29 Jan 2024 (last updated 31 Jan 2024)
Glass v6 black

In your Kedro journey, have you ever...

  • ...slurped up large amounts of data into memory, instead of pushing execution down to the source database/engine?

  • ...prototyped a node in pandas, and then rewritten it in PySpark/Snowpark/some other native dataframe API?

  • ...implemented a proof-of-concept solution in 3-4 months on data extracts, and then struggled massively when you needed to move to running against the production databases and scale out?

  • ...insisted on using Kedro across the full data engineering/data science workflow for consistency (fair enough), although dbt would have been the much better fit for non-ML pipelines, because you essentially needed a SQL workflow?

If so, read on!

The dev-prod dilemma

I began using Kedro over five years ago, for everything from personal projects to large client engagements. Most Kedro users would agree with my experience—Kedro excels in the proof-of-concept/development phase. In fact, Kedro originates from QuantumBlack, AI by McKinsey, and it's no surprise that many other data consultancies and data science teams adopt Kedro to deliver quality code from the ground up. It helps data engineers, data scientists and machine learning engineers collaboratively build end-to-end data pipelines without throwing basic software engineering principles out the window.

In the development phase, teams often work off of data extracts—CSVs, dev databases and, everyone's favorite, Excel files. Kedro's connector ecosystem, Kedro-Datasets, makes it easy. Datasets expose a unified interface to read data from and write data to a plethora of sources. For most datasets, this involves loading the requested data into memory, processing it in a node (e.g. using pandas), and saving it back to some—often the same—place.

Unfortunately, deploying the same data pipelines in production often doesn't work as well as one would hope. When teams swap out data extracts for production databases, and data volumes multiply, the solution doesn't scale. A lot of teams preemptively use (Py)Spark for their data engineering workloads; Kedro has offered first-class support for PySpark since its earliest days for exactly this reason. However, Spark code still frequently underperforms code executed directly on the backend engine (e.g. BigQuery), even if you take advantage of predicate pushdown in Spark.

In practice, a machine learning (software) engineer often ends up rewriting proof-of-concept code to be more performant and scalable, but this presents new challenges.
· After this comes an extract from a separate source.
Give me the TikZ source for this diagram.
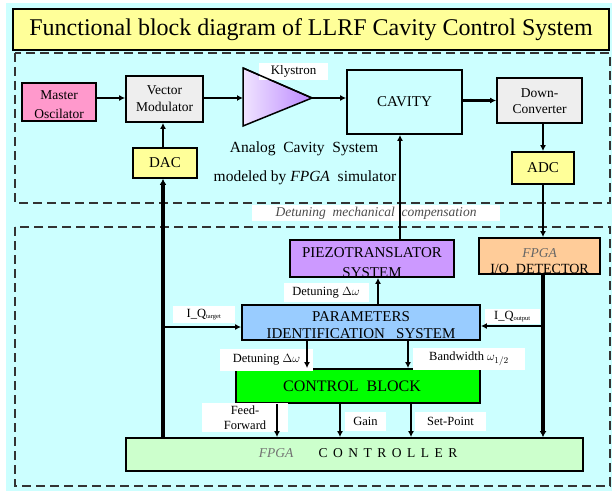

First, it takes time to reimplement everything properly in another technology, and developers frequently underestimate the effort required. Also, rewritten logic, intentionally or not, doesn't always correspond 1:1 to the original, leading to unexpected results (read: bugs). Proper testing during development can mitigate, but not eliminate, correctness issues, but expecting all data science code to be unit tested is wishful thinking. Last but not least, business stakeholders don't always understand why productionising code takes so much time and resources—after all, it worked before! Who knows? Maybe scaling data engineering code shouldn't be so hard...

Given the ubiquity of pandas during the development phase, some execution engines started supporting pandas-compatible or similar Python dataframe APIs, such as the pandas API on Spark and BigQuery DataFrames. Case studies, like this one from Virgin Hyperloop One, demonstrate how these solutions can accelerate the scaling process for data-intensive code. That said, building and maintaining a pandas-compatible API requires significant commitment from the engine developer, so no panacea exists.

The SQL solution

Thankfully, there exists a standardised programming language that every database (and more-or-less every major computation framework) supports: SQL! [Although that begs the question of how standardised is the SQL standard? Gil Forsyth's PyData NYC 2022 talk demonstrates challenges arising from differences between SQL dialects. Even the dbt-labs/jaffle_shop GitHub repository README disclaims, "If this steps fails, it might mean that you need to make small changes to the SQL in the models folder to adjust for the flavor of SQL of your target database"]. 

If you like SQL, dbt provides a battle-tested framework for defining and deploying data transformation workflows. As of February 2022, over 9,000 companies were using dbt in production. The Kedro team frequently recommends it for the T in ELT (Extract, Load, Transform) workflows. Kedro and dbt share similar self-stated goals: Kedro empowers data teams to write reproducible, maintainable, and modular Python code, and "dbt is a SQL-first transformation workflow that lets teams quickly and collaboratively deploy analytics code following software engineering best practices."

"When I learned about Kedro (while at dbt Labs), I commented that it was like dbt if it were created by Python data scientists instead of SQL data analysts (including both being created out of consulting companies)."

—Cody Peterson, Technical Product Manager @ Voltron Data

"What if I don't want to use SQL?"

This post isn't going to enter the SQL vs. Python debate. Nevertheless, many teams and data scientists choose Python for their analytics workflows. Furthermore, in my experience, teams using Kedro for their machine learning pipelines prefer to use the same tool for data processing and feature engineering code, too.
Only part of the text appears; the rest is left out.